Para assegurar essa subserviência, os territórios conquistados teriam de ser privados do vigor e da inteligência. Nenhum líder iria ficar para promover resistência ao conquistador. A destruição dos principais elementos de caráter e inteligência foi entregue às mãos peritas da Gestapo. Na Polônia e na Tchecoslováquia, os campos de concentração estavam atulhados de pastores, professores e líderes políticos que iam sendo vagarosamente mortos ou aniquilados espiritualmente por meio de torturas calculadas. "Os poloneses são servos" - disse um administrador alemão - "e só lhes cabe servir. Temos de injetar uma dose de ferro na nossa coluna vertebral e jamais admitir que a Polônia se possa reerguer." No oeste, a lista dos proscritos aumentava à medida que os nazistas buscavam um por um os principais pensadores e chefes liberais; e a maré desesperada dos refugiados inflava cada vez mais enquanto os refúgios, um atrás do outro, capitulavam às armas alemães.

Tais eram as características responsáveis, em última análise, pelo horror do avanço alemão. Havia horror físico bastante para emocionar mesmo um mundo tornado refratário à brutalidade - a matança de refugiados nas estradas, a desumana destruição de uma Roterdã indefesa, a selvageria indiscriminada da guerra aérea em geral.
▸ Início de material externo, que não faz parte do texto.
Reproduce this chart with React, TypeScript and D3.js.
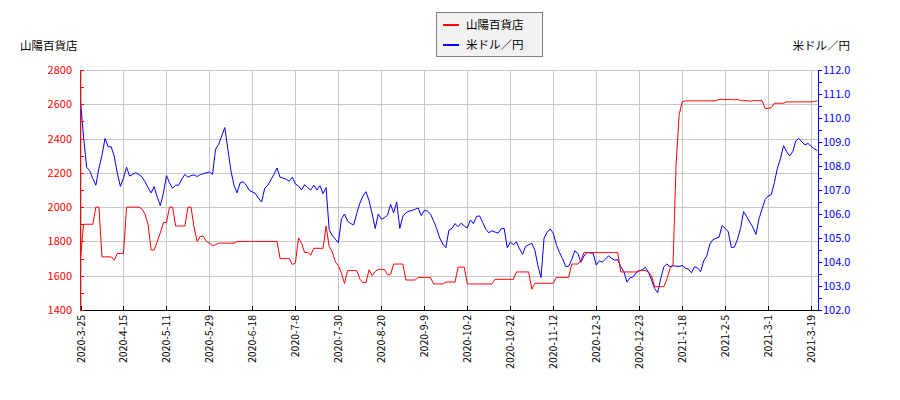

Mas a coroar tudo isso havia a mais lenta agonia daqueles milhões de seres humanos decentes e inofensivos que viviam suas vidas modestas em paz com os vizinhos, tinham liberdade para expressar seus pensamentos sem sofrerem ofensas e podiam associar-se a seus semelhantes nos cultos ou diversões ou organizações tendentes a melhorar sua própria sorte e a da comunidade a que pertenciam, e os quais viam agora tudo isso varrido para longe e seu corpo e espírito submetidos à tirania da barbárie. Era uma revolução que, por mais que o pretendesse, não visava uma vida mais abundante, mas sim a criação de uma sociedade servil em que o Reich alemão, rodeado de nações escravas, se ergueria, arrogante, a receber o tributo obtido pelo poder de suas armas vitoriosas. Era contra esse obscurantismo espiritual que a Grã-Bretanha, ao fim do primeiro ano de guerra, se destacava sozinha, qual o baluarte da fé dos homens livres na sobrevivência final da liberdade.